A propos d’un certificat de santé du 18e siècle

par Christian Rey

Alors que l’on commence à envisager un possible déconfinement progressif de la population française à partir du 11 mai, un de nos fidèles lecteurs nous a transmis par courriel l’image ci-après, nous demandant de lui apporter quelques précisions.

On notera tout d’abord que le document est rédigé par le châtelain de la communauté de Saint-Julien-en-Quint. Au 18e siècle en Dauphiné, dans chaque seigneurie officiait un « châtelain ». Les détenteurs de cette fonction étaient souvent des avocats, des procureurs ou autres auxiliaires de justice. Ils obtenaient leur office par lettre de provision du seigneur de la châtellenie qui devait cependant être confirmée par le juge du bailliage. Ces offices étant peu rémunérateurs, il était fréquent que la fonction s’exerce dans plusieurs judicatures.  Représentant du seigneur, le châtelain était chargé d’instruire les affaires criminelles localement puis de transmettre les dossiers aux tribunaux siégeant en ville, il devait également « procéder aux éventuelles prises de corps, percevoir les éventuelles amendes au profit du seigneur et veiller à l’application des jugements rendus (1). Les châtelains détenaient également des pouvoirs en matière d’administration et de police municipales. Les historiens s’accordent aujourd’hui à considérer que les châtelains, dans la province du Dauphiné, ont joué le rôle qui plus tard sera dévolu aux« juges de paix » établis dans chaque canton par la loi du 16 et 24 août 1790. Le certificat de santé qui nous intéresse a été établi au profit du dénommé Anthoine Martin  qui souhaitait se rendre à Die  « « pour vaquer à ses affaires ». Ce document pourrait être comparé à l’actuelle « attestation de déplacement dérogatoire », il devait être présenté par l’intéressé à toute réquisition des autorités…   A cette période, la seule manière d’identifier les gens consistait à en faire une description physique assez sommaire. Ainsi notre voyageur était  « âgé d’environ 30 ans, de taille de quatre pieds au poil châtain ».

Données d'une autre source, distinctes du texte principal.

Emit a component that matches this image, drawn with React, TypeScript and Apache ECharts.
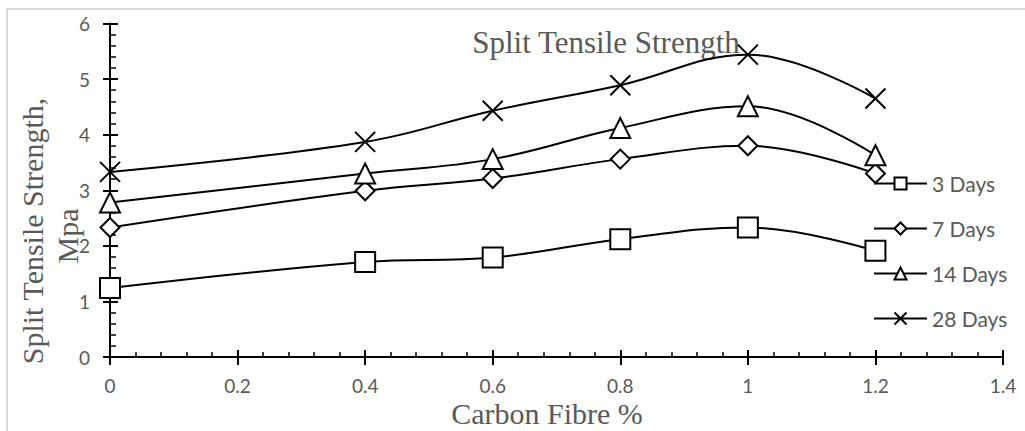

Daté de l’année 1712, ce document nous rappelle que la période 1700-1720  a été marquée par plusieurs événements climatiques et crises sanitaires.  Outre la dysenterie de l’automne 1706, le grand hiver 1709 en gelant les semences a provoqué une crise alimentaire à l’origine d’une forte surmortalité, période suivie à partir de 1710 par une épidémie de fièvre typhoïde. Quant à la peste  elle a sévit en Dauphiné jusqu’aux environs de 1722. Seule une consultation des archives départementales (impossible à l’heure actuelle) nous permettrait-peut être de préciser les faits qui ont conduit les autorités à imposer aux voyageurs ces  « certificats de santé ». Le châtelain atteste qu’au jour de la demande l’intéressé est en parfaite santé ; On relèvera qu’il n’a pas quitté sa communauté depuis «quarante jours ». Cette précision nous rappelle que la quarantaine constituait jusqu’à la découverte des  vaccins, la principale mesure susceptible d’empêcher, ou tout au moins de limiter, le développement des épidémies. La mention entre parenthèses   «par la grâce de Dieu » peut aujourd’hui paraître surprenante, mais jusqu’au 18e siècle, les épidémies, tout comme les catastrophes naturelles, étaient considérées comme « une punition divine ». Notons également que  nous sommes alors sous le règne de Louis XIV  qui a révoqué en 1685 l’édit de Nantes. Cette remarque semble donc être directement liée à l’idéal « un roi, une foi, une loi », qu’il n’hésita pas à faire appliquer de façon autoritaire au travers notamment des dragonnades. « … part aujourd’hui en parfaite santé de ce lieu à cheval ; dans lequel (par la grace de Dieu) il n’y a aucun danger de maladie contagieuse ; et qu’il n’a été dans aucun lieu suspect de contagion depuis quarante jours avant le présent. »

Pour  conclure, observons que les armoiries qui figurent en tête du document et qui représentent trois poules, semblent être celles de la famille Morand, un nom connu dans la vallée de Quint.  Un dénommé Jacques Morand est signalé comme avocat au Parlement de Grenoble en 1700. Il ne s’agit là que d’une hypothèse que l’exploitation méthodique des archives anciennes permettra peut-être un jour d’étayer.

1 – Dominique Gonnard, « Les justices seigneuriales sous l’Ancien Régime : l’exemple de la justice de Sassenage », dans Olivier Cogne (dir.), Rendre la justice en Dauphiné de 1453 à 2003, Grenoble, Arch. dép. Isère — PUG, 2003, p. 59-63.